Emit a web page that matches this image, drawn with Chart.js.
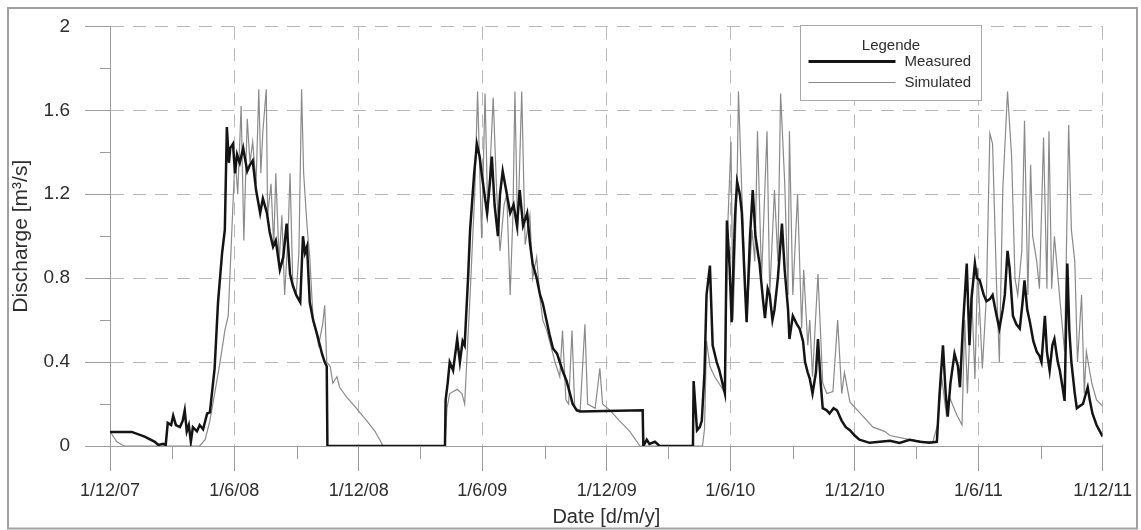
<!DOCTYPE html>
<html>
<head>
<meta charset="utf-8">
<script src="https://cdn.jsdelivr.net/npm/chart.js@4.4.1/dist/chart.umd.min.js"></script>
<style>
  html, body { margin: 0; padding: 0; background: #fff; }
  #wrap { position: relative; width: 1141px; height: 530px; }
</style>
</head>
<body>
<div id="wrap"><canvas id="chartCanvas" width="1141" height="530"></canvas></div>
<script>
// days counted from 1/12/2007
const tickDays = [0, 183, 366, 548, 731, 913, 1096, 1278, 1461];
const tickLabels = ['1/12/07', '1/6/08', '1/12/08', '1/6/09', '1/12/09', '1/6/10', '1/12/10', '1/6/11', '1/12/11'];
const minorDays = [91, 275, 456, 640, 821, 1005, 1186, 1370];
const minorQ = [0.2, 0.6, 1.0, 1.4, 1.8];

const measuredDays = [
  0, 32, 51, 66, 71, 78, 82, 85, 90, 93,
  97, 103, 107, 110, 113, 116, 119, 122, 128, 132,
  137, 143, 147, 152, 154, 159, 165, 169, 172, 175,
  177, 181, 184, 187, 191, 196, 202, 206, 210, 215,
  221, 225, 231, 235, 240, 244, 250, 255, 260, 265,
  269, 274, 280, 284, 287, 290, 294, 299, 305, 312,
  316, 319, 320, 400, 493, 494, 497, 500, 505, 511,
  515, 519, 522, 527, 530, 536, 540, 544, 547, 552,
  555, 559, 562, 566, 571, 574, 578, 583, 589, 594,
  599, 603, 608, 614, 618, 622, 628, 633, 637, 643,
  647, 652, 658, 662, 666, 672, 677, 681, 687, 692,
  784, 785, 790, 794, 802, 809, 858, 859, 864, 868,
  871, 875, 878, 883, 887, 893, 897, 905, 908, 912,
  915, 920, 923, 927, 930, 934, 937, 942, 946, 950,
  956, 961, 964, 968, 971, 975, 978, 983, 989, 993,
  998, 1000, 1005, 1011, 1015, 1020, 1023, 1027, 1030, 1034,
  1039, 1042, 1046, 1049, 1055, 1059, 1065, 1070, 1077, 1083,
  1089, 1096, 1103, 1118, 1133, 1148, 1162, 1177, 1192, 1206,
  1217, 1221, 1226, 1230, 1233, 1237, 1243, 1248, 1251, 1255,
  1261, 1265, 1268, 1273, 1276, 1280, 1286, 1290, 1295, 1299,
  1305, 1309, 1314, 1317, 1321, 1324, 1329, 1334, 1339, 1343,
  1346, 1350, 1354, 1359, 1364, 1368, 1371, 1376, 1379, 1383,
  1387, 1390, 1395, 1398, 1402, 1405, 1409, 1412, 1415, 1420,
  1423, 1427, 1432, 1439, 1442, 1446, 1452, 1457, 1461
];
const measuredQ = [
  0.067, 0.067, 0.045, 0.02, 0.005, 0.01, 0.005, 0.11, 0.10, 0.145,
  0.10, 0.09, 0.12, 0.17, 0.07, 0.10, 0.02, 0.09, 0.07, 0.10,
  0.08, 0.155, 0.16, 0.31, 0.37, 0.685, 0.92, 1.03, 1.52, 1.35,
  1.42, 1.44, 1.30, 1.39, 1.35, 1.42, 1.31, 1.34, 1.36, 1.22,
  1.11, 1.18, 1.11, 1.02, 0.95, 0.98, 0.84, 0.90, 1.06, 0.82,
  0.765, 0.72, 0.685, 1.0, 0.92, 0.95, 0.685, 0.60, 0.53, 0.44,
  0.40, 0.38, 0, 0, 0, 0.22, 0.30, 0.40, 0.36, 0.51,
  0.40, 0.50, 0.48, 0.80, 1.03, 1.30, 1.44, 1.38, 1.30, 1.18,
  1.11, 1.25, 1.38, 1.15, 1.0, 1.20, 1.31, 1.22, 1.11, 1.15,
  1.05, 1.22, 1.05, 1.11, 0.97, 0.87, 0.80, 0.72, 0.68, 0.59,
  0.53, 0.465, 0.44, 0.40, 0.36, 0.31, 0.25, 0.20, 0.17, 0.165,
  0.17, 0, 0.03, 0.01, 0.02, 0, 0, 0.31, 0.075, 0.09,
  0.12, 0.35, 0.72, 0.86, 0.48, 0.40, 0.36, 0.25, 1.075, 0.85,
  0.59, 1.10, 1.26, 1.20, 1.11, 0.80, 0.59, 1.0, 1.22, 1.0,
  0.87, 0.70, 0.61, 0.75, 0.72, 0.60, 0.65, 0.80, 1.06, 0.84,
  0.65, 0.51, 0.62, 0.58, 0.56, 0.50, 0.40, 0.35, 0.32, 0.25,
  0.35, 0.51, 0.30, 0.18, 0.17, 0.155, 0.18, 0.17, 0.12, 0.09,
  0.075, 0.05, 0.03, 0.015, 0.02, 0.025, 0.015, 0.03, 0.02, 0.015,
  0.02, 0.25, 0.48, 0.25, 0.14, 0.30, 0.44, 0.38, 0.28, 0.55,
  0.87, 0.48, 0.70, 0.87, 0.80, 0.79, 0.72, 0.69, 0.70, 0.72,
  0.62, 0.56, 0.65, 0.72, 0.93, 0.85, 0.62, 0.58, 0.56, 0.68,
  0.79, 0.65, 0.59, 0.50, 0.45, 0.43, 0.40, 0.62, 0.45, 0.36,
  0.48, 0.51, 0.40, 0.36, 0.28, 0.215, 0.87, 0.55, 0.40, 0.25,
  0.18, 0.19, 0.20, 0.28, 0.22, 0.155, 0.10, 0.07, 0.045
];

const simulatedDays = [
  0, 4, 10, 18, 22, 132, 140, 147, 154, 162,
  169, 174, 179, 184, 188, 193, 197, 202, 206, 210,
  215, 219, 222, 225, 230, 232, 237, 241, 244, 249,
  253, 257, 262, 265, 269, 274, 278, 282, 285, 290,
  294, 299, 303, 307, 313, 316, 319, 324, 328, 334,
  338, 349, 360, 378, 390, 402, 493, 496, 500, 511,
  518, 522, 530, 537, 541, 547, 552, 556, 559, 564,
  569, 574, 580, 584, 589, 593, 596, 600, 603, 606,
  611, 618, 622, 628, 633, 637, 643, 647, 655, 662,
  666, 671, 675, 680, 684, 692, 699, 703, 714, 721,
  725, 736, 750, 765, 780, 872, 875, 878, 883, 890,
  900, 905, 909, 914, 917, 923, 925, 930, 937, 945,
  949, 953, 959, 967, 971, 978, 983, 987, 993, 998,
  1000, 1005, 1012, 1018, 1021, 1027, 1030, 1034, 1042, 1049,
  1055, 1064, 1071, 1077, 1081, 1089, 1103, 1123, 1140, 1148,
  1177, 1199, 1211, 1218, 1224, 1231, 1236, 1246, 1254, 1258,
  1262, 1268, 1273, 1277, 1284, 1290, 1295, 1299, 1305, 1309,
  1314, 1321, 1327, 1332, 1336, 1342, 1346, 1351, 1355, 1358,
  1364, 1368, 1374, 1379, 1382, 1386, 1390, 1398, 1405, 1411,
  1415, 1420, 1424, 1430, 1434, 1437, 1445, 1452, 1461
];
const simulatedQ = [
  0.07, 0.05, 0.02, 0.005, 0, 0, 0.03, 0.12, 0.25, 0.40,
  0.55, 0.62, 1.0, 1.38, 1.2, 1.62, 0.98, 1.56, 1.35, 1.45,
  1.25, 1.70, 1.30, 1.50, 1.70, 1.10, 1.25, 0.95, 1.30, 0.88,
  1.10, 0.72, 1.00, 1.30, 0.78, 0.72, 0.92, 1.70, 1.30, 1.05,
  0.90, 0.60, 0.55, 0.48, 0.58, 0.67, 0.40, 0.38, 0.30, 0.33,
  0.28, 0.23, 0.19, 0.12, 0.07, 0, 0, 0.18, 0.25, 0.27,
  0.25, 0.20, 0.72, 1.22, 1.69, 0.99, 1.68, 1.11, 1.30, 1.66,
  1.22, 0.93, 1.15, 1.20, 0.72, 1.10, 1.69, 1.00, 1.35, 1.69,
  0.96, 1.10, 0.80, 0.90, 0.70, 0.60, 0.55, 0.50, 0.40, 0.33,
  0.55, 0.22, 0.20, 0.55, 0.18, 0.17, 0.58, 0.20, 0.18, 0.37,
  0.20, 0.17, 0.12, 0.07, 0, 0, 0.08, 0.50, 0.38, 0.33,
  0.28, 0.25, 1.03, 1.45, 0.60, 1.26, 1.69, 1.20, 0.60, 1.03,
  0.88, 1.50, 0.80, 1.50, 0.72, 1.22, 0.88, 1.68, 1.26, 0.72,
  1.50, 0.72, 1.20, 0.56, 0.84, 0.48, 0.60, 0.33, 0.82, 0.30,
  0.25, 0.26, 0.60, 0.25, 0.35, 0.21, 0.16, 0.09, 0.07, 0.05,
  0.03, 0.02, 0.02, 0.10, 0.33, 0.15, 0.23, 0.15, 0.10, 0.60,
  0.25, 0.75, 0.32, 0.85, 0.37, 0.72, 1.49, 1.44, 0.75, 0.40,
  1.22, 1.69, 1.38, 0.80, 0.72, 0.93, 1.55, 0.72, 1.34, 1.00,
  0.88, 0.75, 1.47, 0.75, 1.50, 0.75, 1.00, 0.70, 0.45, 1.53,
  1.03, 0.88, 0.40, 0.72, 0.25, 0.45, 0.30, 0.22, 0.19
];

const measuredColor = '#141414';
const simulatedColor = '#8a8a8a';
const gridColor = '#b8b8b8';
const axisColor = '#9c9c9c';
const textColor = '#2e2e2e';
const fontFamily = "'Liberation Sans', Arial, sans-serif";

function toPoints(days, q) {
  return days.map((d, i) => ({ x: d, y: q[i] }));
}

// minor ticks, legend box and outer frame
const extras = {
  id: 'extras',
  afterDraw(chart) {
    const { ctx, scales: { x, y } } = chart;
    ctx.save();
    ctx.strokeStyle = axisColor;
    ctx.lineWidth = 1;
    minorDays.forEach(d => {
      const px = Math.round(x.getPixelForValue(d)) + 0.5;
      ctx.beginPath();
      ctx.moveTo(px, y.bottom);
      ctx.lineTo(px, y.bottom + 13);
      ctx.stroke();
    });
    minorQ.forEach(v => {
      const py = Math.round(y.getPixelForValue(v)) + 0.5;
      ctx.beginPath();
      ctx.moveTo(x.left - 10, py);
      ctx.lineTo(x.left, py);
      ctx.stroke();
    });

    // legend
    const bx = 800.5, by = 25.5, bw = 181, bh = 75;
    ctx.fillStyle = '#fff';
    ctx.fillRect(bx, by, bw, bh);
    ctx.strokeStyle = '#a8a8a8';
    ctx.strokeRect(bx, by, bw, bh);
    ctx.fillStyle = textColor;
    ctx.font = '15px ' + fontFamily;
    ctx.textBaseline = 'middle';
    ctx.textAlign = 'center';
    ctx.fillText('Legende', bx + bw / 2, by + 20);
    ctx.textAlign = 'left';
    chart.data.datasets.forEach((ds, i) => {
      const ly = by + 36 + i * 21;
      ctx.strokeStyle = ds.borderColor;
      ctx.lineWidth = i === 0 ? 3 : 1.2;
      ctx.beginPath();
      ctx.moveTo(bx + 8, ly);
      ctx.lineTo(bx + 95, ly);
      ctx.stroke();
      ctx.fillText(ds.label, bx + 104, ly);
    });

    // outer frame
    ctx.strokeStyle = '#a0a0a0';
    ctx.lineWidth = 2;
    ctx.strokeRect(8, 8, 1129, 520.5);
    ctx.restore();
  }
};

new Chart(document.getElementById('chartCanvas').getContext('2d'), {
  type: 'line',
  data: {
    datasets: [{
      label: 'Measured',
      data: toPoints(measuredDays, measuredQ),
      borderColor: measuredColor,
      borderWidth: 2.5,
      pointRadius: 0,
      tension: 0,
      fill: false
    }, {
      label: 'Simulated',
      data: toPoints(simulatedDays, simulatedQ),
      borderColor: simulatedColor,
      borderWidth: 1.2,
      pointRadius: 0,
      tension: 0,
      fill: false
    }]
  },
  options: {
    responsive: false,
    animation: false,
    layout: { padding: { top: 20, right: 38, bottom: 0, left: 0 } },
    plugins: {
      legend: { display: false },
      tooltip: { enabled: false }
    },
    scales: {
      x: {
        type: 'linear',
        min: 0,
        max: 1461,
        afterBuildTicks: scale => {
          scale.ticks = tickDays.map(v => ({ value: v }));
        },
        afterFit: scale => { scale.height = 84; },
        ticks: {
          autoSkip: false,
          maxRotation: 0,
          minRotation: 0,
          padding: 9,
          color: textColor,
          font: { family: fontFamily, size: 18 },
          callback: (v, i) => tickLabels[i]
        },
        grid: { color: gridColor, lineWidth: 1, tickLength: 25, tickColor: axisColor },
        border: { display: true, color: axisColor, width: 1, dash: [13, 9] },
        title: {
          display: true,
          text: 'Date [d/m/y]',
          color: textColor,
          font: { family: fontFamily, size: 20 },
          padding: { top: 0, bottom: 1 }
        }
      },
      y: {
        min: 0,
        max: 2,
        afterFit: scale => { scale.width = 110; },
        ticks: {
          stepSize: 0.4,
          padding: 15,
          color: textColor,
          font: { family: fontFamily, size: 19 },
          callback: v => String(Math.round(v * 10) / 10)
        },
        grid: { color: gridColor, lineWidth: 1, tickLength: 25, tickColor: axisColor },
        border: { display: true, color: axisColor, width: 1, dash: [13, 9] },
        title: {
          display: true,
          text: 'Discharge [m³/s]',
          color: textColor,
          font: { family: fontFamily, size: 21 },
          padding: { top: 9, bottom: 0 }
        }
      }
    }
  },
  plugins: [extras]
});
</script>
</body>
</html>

| Problem details |
Restate each line from the start of the listing through the line bearing "const minorQ = [0.2, 0.6, 1.0, 1.4, 1.8];" word for word. Drop the pictures.

| Task solution |
Emit a web page that matches this image, drawn with Chart.js.
<!DOCTYPE html>
<html>
<head>
<meta charset="utf-8">
<script src="https://cdn.jsdelivr.net/npm/chart.js@4.4.1/dist/chart.umd.min.js"></script>
<style>
  html, body { margin: 0; padding: 0; background: #fff; }
  #wrap { position: relative; width: 1141px; height: 530px; }
</style>
</head>
<body>
<div id="wrap"><canvas id="chartCanvas" width="1141" height="530"></canvas></div>
<script>
// days counted from 1/12/2007
const tickDays = [0, 183, 366, 548, 731, 913, 1096, 1278, 1461];
const tickLabels = ['1/12/07', '1/6/08', '1/12/08', '1/6/09', '1/12/09', '1/6/10', '1/12/10', '1/6/11', '1/12/11'];
const minorDays = [91, 275, 456, 640, 821, 1005, 1186, 1370];
const minorQ = [0.2, 0.6, 1.0, 1.4, 1.8];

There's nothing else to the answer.